**Exercise task**
Make an exact transcription of the material, leaving out all images.

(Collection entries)
────────

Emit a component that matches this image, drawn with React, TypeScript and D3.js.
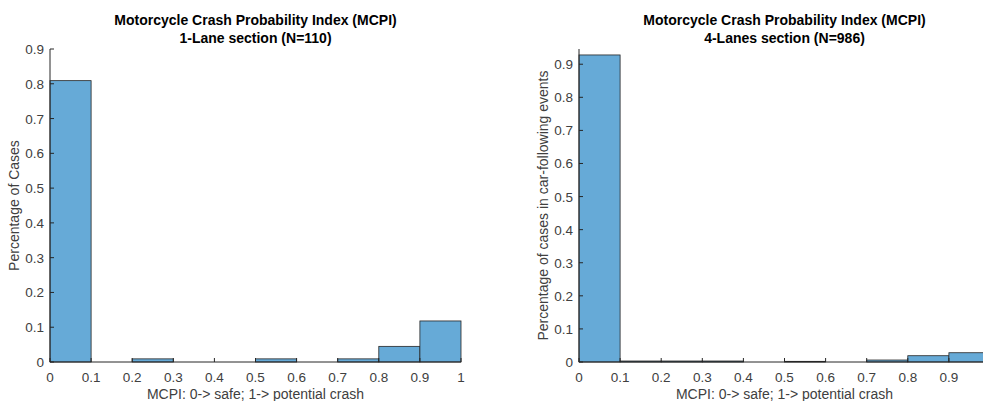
import React from "react";
import * as d3 from "d3";

const binEdges = [0, 0.1, 0.2, 0.3, 0.4, 0.5, 0.6, 0.7, 0.8, 0.9, 1.0];
const oneLaneValues = [0.809, 0, 0.009, 0, 0, 0.009, 0, 0.009, 0.045, 0.118];
const fourLaneValues = [0.928, 0.003, 0.003, 0.003, 0, 0.002, 0, 0.006, 0.019, 0.028];
const xTicks = [0, 0.1, 0.2, 0.3, 0.4, 0.5, 0.6, 0.7, 0.8, 0.9, 1];
const yTicks = [0, 0.1, 0.2, 0.3, 0.4, 0.5, 0.6, 0.7, 0.8, 0.9];
const titleLine1 = "Motorcycle Crash Probability Index (MCPI)";
const leftTitle2 = "1-Lane section (N=110)";
const rightTitle2 = "4-Lanes section (N=986)";
const xLabel = "MCPI: 0-> safe; 1-> potential crash";
const leftYLabel = "Percentage of Cases";
const rightYLabel = "Percentage of cases in car-following events";

const W = 983;
const H = 401;
const FONT = "'Liberation Sans', Arial, Helvetica, sans-serif";
const AXIS_COLOR = "#262626";
const TICK_TEXT = "#404040";
const FILL = "#66aad7";

type PanelProps = {
  x0: number;
  x1: number;
  yTop: number;
  yBottom: number;
  yMax: number;
  values: number[];
  title2: string;
  yLabel: string;
  yLabelX: number;
};

function Panel({ x0, x1, yTop, yBottom, yMax, values, title2, yLabel, yLabelX }: PanelProps) {
  const x = d3.scaleLinear().domain([0, 1]).range([x0, x1]);
  const y = d3.scaleLinear().domain([0, yMax]).range([yBottom, yTop]);
  const tickLen = 4;
  const cx = (x0 + x1) / 2;
  const cy = (yTop + yBottom) / 2;
  return (
    <g>
      {values.map((v, i) => (
        <rect
          key={i}
          x={x(binEdges[i])}
          y={y(v)}
          width={x(binEdges[i + 1]) - x(binEdges[i])}
          height={yBottom - y(v)}
          fill={FILL}
          stroke={AXIS_COLOR}
          strokeWidth={0.8}
        />
      ))}
      <line x1={x0} x2={x1} y1={yBottom} y2={yBottom} stroke={AXIS_COLOR} strokeWidth={1} />
      <line x1={x0} x2={x0} y1={yTop} y2={yBottom} stroke={AXIS_COLOR} strokeWidth={1} />
      {xTicks.map((t) => (
        <g key={"x" + t}>
          <line x1={x(t)} x2={x(t)} y1={yBottom} y2={yBottom - tickLen} stroke={AXIS_COLOR} strokeWidth={1} />
          {x(t) + 4 <= W ? (
            <text x={x(t)} y={yBottom + 20} textAnchor="middle" fontSize={13.5} fill={TICK_TEXT} fontFamily={FONT}>
              {String(t)}
            </text>
          ) : null}
        </g>
      ))}
      {yTicks.map((t) => (
        <g key={"y" + t}>
          <line x1={x0} x2={x0 + tickLen} y1={y(t)} y2={y(t)} stroke={AXIS_COLOR} strokeWidth={1} />
          <text x={x0 - 6} y={y(t) + 5} textAnchor="end" fontSize={13.5} fill={TICK_TEXT} fontFamily={FONT}>
            {String(t)}
          </text>
        </g>
      ))}
      <text x={cx} y={25} textAnchor="middle" fontSize={14} fontWeight="bold" fill="#000" fontFamily={FONT}>
        {titleLine1}
      </text>
      <text x={cx} y={43} textAnchor="middle" fontSize={14} fontWeight="bold" fill="#000" fontFamily={FONT}>
        {title2}
      </text>
      <text x={cx} y={399} textAnchor="middle" fontSize={14} fill={TICK_TEXT} fontFamily={FONT}>
        {xLabel}
      </text>
      <text
        x={yLabelX}
        y={cy}
        textAnchor="middle"
        fontSize={14}
        fill={TICK_TEXT}
        fontFamily={FONT}
        transform={`rotate(-90 ${yLabelX} ${cy})`}
      >
        {yLabel}
      </text>
    </g>
  );
}

export default function App() {
  return (
    <svg width={W} height={H} style={{ position: "absolute", left: 0, top: 0, background: "#fff" }}>
      <rect x={0} y={0} width={W} height={H} fill="#fff" />
      <Panel
        x0={50}
        x1={461}
        yTop={49}
        yBottom={362}
        yMax={0.9}
        values={oneLaneValues}
        title2={leftTitle2}
        yLabel={leftYLabel}
        yLabelX={19}
      />
      <Panel
        x0={579}
        x1={990}
        yTop={49}
        yBottom={362}
        yMax={0.946}
        values={fourLaneValues}
        title2={rightTitle2}
        yLabel={rightYLabel}
        yLabelX={548}
      />
    </svg>
  );
}
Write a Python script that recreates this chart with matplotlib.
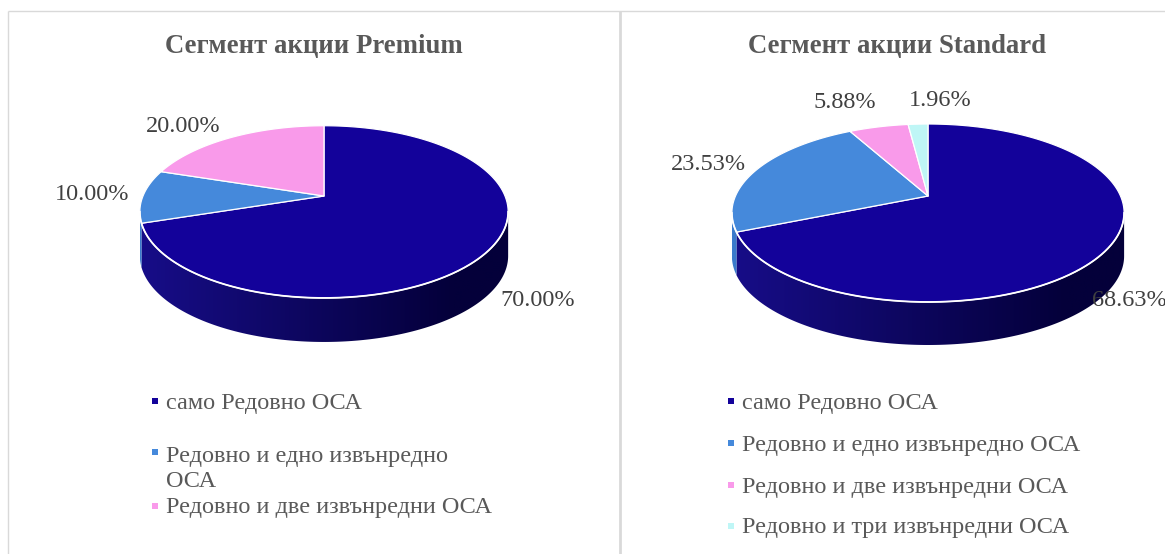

────────

**Response to the task**
Emit a component that matches this image, drawn with React, TypeScript and D3.js.
import React from "react";
import * as d3 from "d3";

const binEdges = [0, 0.1, 0.2, 0.3, 0.4, 0.5, 0.6, 0.7, 0.8, 0.9, 1.0];
const oneLaneValues = [0.809, 0, 0.009, 0, 0, 0.009, 0, 0.009, 0.045, 0.118];
const fourLaneValues = [0.928, 0.003, 0.003, 0.003, 0, 0.002, 0, 0.006, 0.019, 0.028];
const xTicks = [0, 0.1, 0.2, 0.3, 0.4, 0.5, 0.6, 0.7, 0.8, 0.9, 1];
const yTicks = [0, 0.1, 0.2, 0.3, 0.4, 0.5, 0.6, 0.7, 0.8, 0.9];
const titleLine1 = "Motorcycle Crash Probability Index (MCPI)";
const leftTitle2 = "1-Lane section (N=110)";
const rightTitle2 = "4-Lanes section (N=986)";
const xLabel = "MCPI: 0-> safe; 1-> potential crash";
const leftYLabel = "Percentage of Cases";
const rightYLabel = "Percentage of cases in car-following events";

const W = 983;
const H = 401;
const FONT = "'Liberation Sans', Arial, Helvetica, sans-serif";
const AXIS_COLOR = "#262626";
const TICK_TEXT = "#404040";
const FILL = "#66aad7";

type PanelProps = {
  x0: number;
  x1: number;
  yTop: number;
  yBottom: number;
  yMax: number;
  values: number[];
  title2: string;
  yLabel: string;
  yLabelX: number;
};

function Panel({ x0, x1, yTop, yBottom, yMax, values, title2, yLabel, yLabelX }: PanelProps) {
  const x = d3.scaleLinear().domain([0, 1]).range([x0, x1]);
  const y = d3.scaleLinear().domain([0, yMax]).range([yBottom, yTop]);
  const tickLen = 4;
  const cx = (x0 + x1) / 2;
  const cy = (yTop + yBottom) / 2;
  return (
    <g>
      {values.map((v, i) => (
        <rect
          key={i}
          x={x(binEdges[i])}
          y={y(v)}
          width={x(binEdges[i + 1]) - x(binEdges[i])}
          height={yBottom - y(v)}
          fill={FILL}
          stroke={AXIS_COLOR}
          strokeWidth={0.8}
        />
      ))}
      <line x1={x0} x2={x1} y1={yBottom} y2={yBottom} stroke={AXIS_COLOR} strokeWidth={1} />
      <line x1={x0} x2={x0} y1={yTop} y2={yBottom} stroke={AXIS_COLOR} strokeWidth={1} />
      {xTicks.map((t) => (
        <g key={"x" + t}>
          <line x1={x(t)} x2={x(t)} y1={yBottom} y2={yBottom - tickLen} stroke={AXIS_COLOR} strokeWidth={1} />
          {x(t) + 4 <= W ? (
            <text x={x(t)} y={yBottom + 20} textAnchor="middle" fontSize={13.5} fill={TICK_TEXT} fontFamily={FONT}>
              {String(t)}
            </text>
          ) : null}
        </g>
      ))}
      {yTicks.map((t) => (
        <g key={"y" + t}>
          <line x1={x0} x2={x0 + tickLen} y1={y(t)} y2={y(t)} stroke={AXIS_COLOR} strokeWidth={1} />
          <text x={x0 - 6} y={y(t) + 5} textAnchor="end" fontSize={13.5} fill={TICK_TEXT} fontFamily={FONT}>
            {String(t)}
          </text>
        </g>
      ))}
      <text x={cx} y={25} textAnchor="middle" fontSize={14} fontWeight="bold" fill="#000" fontFamily={FONT}>
        {titleLine1}
      </text>
      <text x={cx} y={43} textAnchor="middle" fontSize={14} fontWeight="bold" fill="#000" fontFamily={FONT}>
        {title2}
      </text>
      <text x={cx} y={399} textAnchor="middle" fontSize={14} fill={TICK_TEXT} fontFamily={FONT}>
        {xLabel}
      </text>
      <text
        x={yLabelX}
        y={cy}
        textAnchor="middle"
        fontSize={14}
        fill={TICK_TEXT}
        fontFamily={FONT}
        transform={`rotate(-90 ${yLabelX} ${cy})`}
      >
        {yLabel}
      </text>
    </g>
  );
}

export default function App() {
  return (
    <svg width={W} height={H} style={{ position: "absolute", left: 0, top: 0, background: "#fff" }}>
      <rect x={0} y={0} width={W} height={H} fill="#fff" />
      <Panel
        x0={50}
        x1={461}
        yTop={49}
        yBottom={362}
        yMax={0.9}
        values={oneLaneValues}
        title2={leftTitle2}
        yLabel={leftYLabel}
        yLabelX={19}
      />
      <Panel
        x0={579}
        x1={990}
        yTop={49}
        yBottom={362}
        yMax={0.946}
        values={fourLaneValues}
        title2={rightTitle2}
        yLabel={rightYLabel}
        yLabelX={548}
      />
    </svg>
  );
}
Write a Python script that recreates this chart with matplotlib.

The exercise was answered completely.